Today we are launching the Redfin Job Opportunity Tool as part of the latest sprint for the U.S. Census Bureau’s Opportunity Project. This tool was designed to help the millions of Americans looking to relocate each year, as well as businesses deciding where to open offices. Using detailed data from the Bureau of Labor Statistics on wages by occupation as well as local housing, urban and employment data, this tool helps people understand the opportunities and tradeoffs when deciding where to live or find talent.
Who this tool was designed for
Deciding where to move is one of the most important choices a household makes in their lifetime, yet weighing the pros and cons is challenging. One consequence of this hurdle is the rate at which Americans move to places of better opportunity—such as those with higher paying jobs—has fallen to the lowest rate on record, according to the latest Census data. This tool helps movers weigh opportunities through examining the jobs landscape and living costs nationwide.
This tool also helps employers and entrepreneurs make decisions about where to seek talent through examining a region’s job growth across industries. In contrast, the transparency into salaries across the country helps employers retain talent by adjusting pay to remain competitive.
Cost of living and pay are some of the most important data points for researchers to compare areas across the country or neighborhoods within a metro area. This tool makes data more accessible for comparison, and it allows users to download at the metro (CBSA) level and census tract.
How to use the Job Opportunity Tool
The first “Looking to Move?” feature compares cities and jobs across the country. It can be advantageous to work alongside others in the same profession, so finding a place with a high concentration of workers supports career growth. Relocating to these areas often leads to better pay, more chances to collaborate and network with other workers, and ultimately, better employment options. However, not everyone should cluster in one place, as there are other tradeoffs to consider. The most important is cost of living. The extra pay sometimes makes up for the higher cost of housing, but people often overlook other costs such as utilities, taxes, or transportation. All of these factors paint the full picture of affordability.
The deeper dive feature helps someone look at data across a metro. Once they know which city they want to work in, factors such as housing costs, access to transit, and the number of accessible jobs become important to consider. Here, there is the ability to drill down within a metropolitan area to see how different neighborhoods compare on key data points such as total cost of housing and pay ranges.
The “Looking to Hire?” feature is helpful for employers to consider where to open up a new business, a second office, or evaluate how competitive their pay is for employees.

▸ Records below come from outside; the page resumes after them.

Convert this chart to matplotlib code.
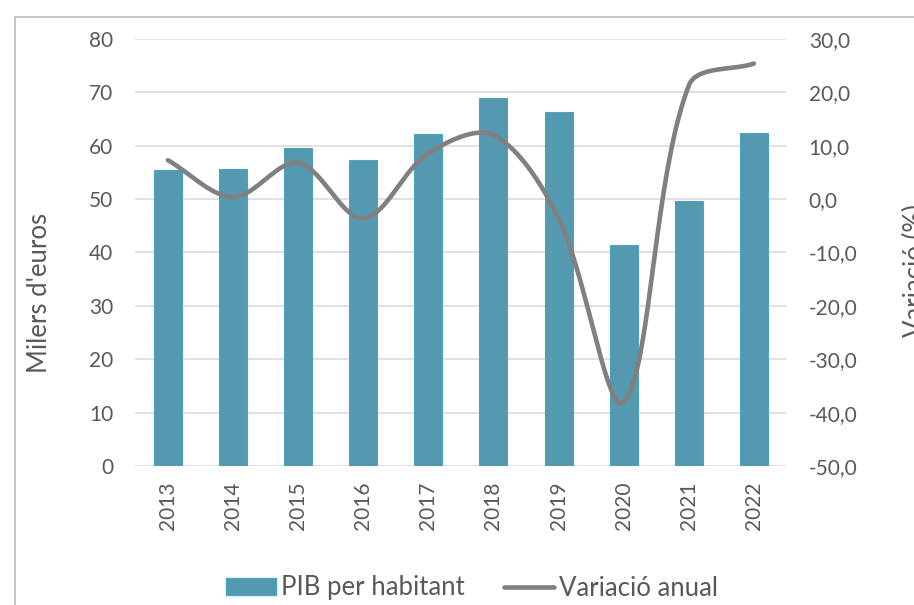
import numpy as np
import matplotlib
matplotlib.use('Agg')
import matplotlib.pyplot as plt
from matplotlib.patches import Rectangle
from matplotlib.lines import Line2D

plt.rcParams['font.family'] = ['Lato', 'DejaVu Sans']

# dades
years = ['2013', '2014', '2015', '2016', '2017', '2018', '2019', '2020', '2021', '2022']
pib_hab = [55.5, 55.7, 59.5, 57.4, 62.2, 68.9, 66.3, 41.4, 49.6, 62.4]
variacio = [7.3, 0.4, 6.8, -3.6, 8.6, 12.0, -3.6, -38.0, 21.3, 25.4]

bar_color = '#5499b0'
line_color = '#808080'
text_color = '#595959'


def smooth(xs, ys, sx=65.1, sy=5.34, n=40):
    # corba suavitzada tipus Excel (Bezier amb tangents segons la longitud dels trams)
    P = np.column_stack([np.asarray(xs, float) * sx, np.asarray(ys, float) * sy])
    P = np.vstack([P[0], P, P[-1]])
    d = np.linalg.norm(np.diff(P, axis=0), axis=1)
    t = np.linspace(0, 1, n)[:, None]
    pts = []
    for i in range(1, len(P) - 2):
        p0, p3 = P[i], P[i + 1]
        k1 = d[i] / (3 * (d[i - 1] + d[i])) if d[i - 1] + d[i] > 0 else 0
        k2 = d[i] / (3 * (d[i] + d[i + 1])) if d[i] + d[i + 1] > 0 else 0
        c1 = p0 + (P[i + 1] - P[i - 1]) * k1
        c2 = p3 - (P[i + 2] - P[i]) * k2
        b = (1 - t) ** 3 * p0 + 3 * (1 - t) ** 2 * t * c1 + 3 * (1 - t) * t ** 2 * c2 + t ** 3 * p3
        pts.append(b)
    pts = np.vstack(pts)
    return pts[:, 0] / sx, pts[:, 1] / sy


fig = plt.figure(figsize=(9.14, 6.05), dpi=100)
ax1 = fig.add_axes([0.148, 0.2298, 0.7125, 0.7057])
ax2 = ax1.twinx()

x = np.arange(len(years))
ax1.bar(x, pib_hab, width=0.43, color=bar_color, edgecolor='#4ba3c3', linewidth=0.8, zorder=2)

lx, ly = smooth(x, variacio)
ax2.plot(lx, ly, color=line_color, linewidth=3.3, solid_capstyle='round', zorder=3)

ax1.set_xlim(-0.5, len(years) - 0.5)
ax1.set_ylim(0, 80)
ax1.set_yticks(range(0, 81, 10))
ax2.set_ylim(-50, 30)
ax2.set_yticks(range(-50, 31, 10))
ax2.set_yticklabels([f'{v:.1f}'.replace('.', ',') for v in range(-50, 31, 10)])

ax1.set_xticks(x)
ax1.set_xticklabels(years, rotation=90)

ax1.grid(axis='y', color='#d9d9d9', linewidth=1.1, zorder=0)
ax1.set_axisbelow(True)
for a in (ax1, ax2):
    for s in a.spines.values():
        s.set_visible(False)
    a.tick_params(length=0, labelsize=15, colors=text_color)
ax1.tick_params(axis='y', pad=16)
ax2.tick_params(axis='y', pad=16)
ax1.tick_params(axis='x', pad=11)

fig.text(27 / 914, 1 - 293 / 605, "Milers d'euros", rotation=90, ha='left', va='center',
         fontsize=18.5, color=text_color)
fig.text(903 / 914, 1 - 271 / 605, 'Variació (%)', rotation=90, ha='left', va='center',
         fontsize=18.5, color=text_color)

# marc del gràfic
fig.patches.append(Rectangle((15 / 914, -0.1), 1.0, 1.1 - 17 / 605, transform=fig.transFigure,
                             fill=False, edgecolor='#bfbfbf', linewidth=1.3))

handles = [Rectangle((0, 0), 1, 1, facecolor=bar_color, edgecolor='#4ba3c3'),
           Line2D([0], [0], color=line_color, linewidth=3.3, solid_capstyle='round')]
fig.legend(handles, ['PIB per habitant', 'Variació anual'], loc='center',
           bbox_to_anchor=(472 / 914, 1 - 588 / 605), ncol=2, frameon=False,
           fontsize=18.5, handlelength=1.95, handleheight=0.62, handletextpad=0.2,
           columnspacing=1.5, labelcolor=text_color)

fig.savefig('out.png', dpi=100)
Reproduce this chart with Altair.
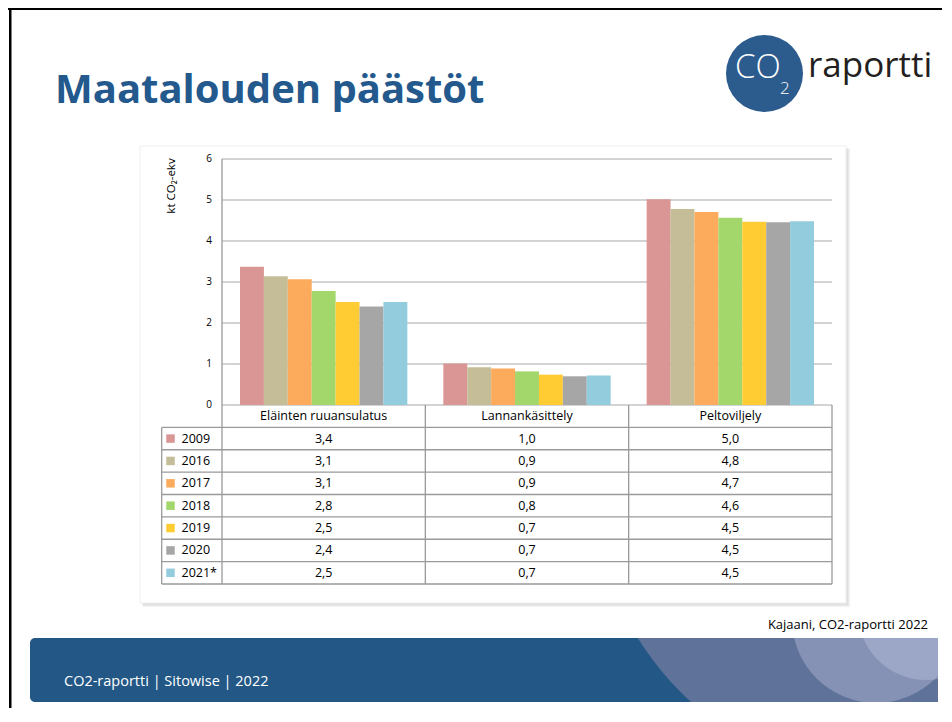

Businesses can work to retain talent by showing them how their pay compares to similar jobs in other cities. These findings benefit employers who didn’t previously have a way to determine appropriate salaries for workers in their respective cities, as cost of living influences how far a paycheck will stretch.
Finally, the city comparison feature gives a birds-eye view of how cities compare on key measures including new housing construction, walkability and net migration. Examining which cities are poised for growth or plagued with challenges can be illuminating for researchers, policy makers and businesses looking to expand in new markets.
Insights from the tool
Some items stand out right away:
- Web developers earn more in Seattle than any other metro, and even with Seattle’s high cost of living, web developer pay goes the furthest in Seattle for both renters and homeowners.
- New York is the best metro in which to hire a home health aide. Recruiting home health aides is a major challenge for in-home care providers, but New York has the highest concentration of home health aides out of any metro. Unfortunately, home health aides cannot afford New York’s cost of living without supplemental income.
- Houston is the metro best poised to grow because so many more people are looking to move in than move out. That is thanks in part to the fact that Houston jobs pay well, and many Houston neighborhoods are both walkable and bikeable.
How we built the tool
The research team at Redfin pulled together a wide variety of data to make this tool. We used data from the following sources at both the core-based statistical area (CBSA) and the census tract level:
- Redfin: MLS Data on Housing Cost
- Walk Score: Walk Score, Bike Score, and Transit Score
- Housing +Transportation (H+T®) Affordability Index: Median Rent and Transportation Costs
- Freddie Mac: Primary Mortgage Market Survey (PMMS) mortgage rates on a 30-year fixed loan
- Bureau of Labor Statistics: Occupational Employment Statistics (OES)
- US Census Bureau: Longitudinal Employer-Household Dynamics (LEHD)
- US Census Bureau: American Community Survey (ACS)
- US Census Bureau: Current Population Survey (CPS)
- US Census Bureau: Building Permits Survey (BPS)
- Internal Revenue Service: County Tax Filings
- US Energy Information Administration (EIA) Energy Cost and Usage
Our previous project in collaboration with the team at the Census was the Opportunity Score. This identifies housing with access to good jobs that have a 30-minute carless commute.